UN: Armed groups fuel Libya instability
Accuses them of targeted persecutions and serious human rights violations
UN experts say “predatory behaviour” by armed groups in Libya is posing a direct threat to forming a national government and ending lawlessness that has fuelled militancy, human trafficking and instability in the wider region.
The experts also warned in the summary of a report to the UN Security Council obtained Friday by AP that “the use of violence to exert control over Libya’s state institutions might result in a return of armed confrontations in Tripoli,” the country’s capital.
They said the Libyan Investment Authority, National Oil Corporation and Central Bank of Libya “were targets of threats and attacks, impacting on the performance of Libya’s oil and financial sectors.”
In May, Fayez Sarraj, prime minister of the UN-backed government in Tripoli, and Field Marshal Khalifa Haftar, commander of the self-styled Libyan National Army in the east, agreed on a road map aimed at restoring order in the country.
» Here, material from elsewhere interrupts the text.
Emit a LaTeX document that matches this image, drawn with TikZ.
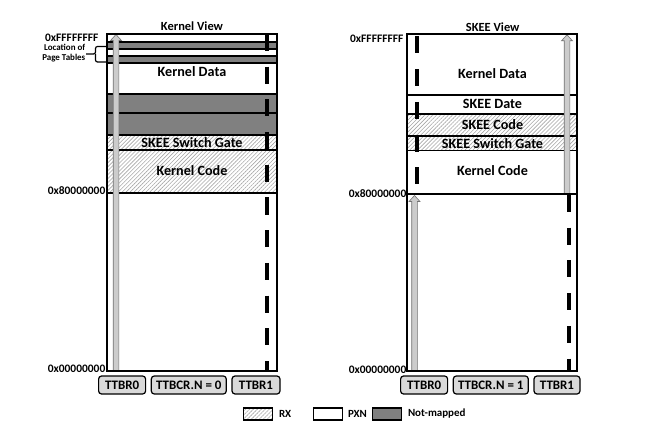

It calls for parliamentary and presidential elections, scheduled for December 10. But the panel of experts said “predatory behaviour of armed groups posed a direct threat to Libya’s political transition.”
“Armed groups are responsible for targeted persecutions and serious human rights violations, which are deepening grievances among some categories of the population and ultimately threatening longterm peace and stability in Libya,” the experts said.
Human trafficking and migrant smuggling “are substantially benefiting armed groups,” they said, fuelling instability and undermining the country’s economy.
Most armed groups involved are affiliated either with the Sarraj government or Haftar’s Libyan National Army.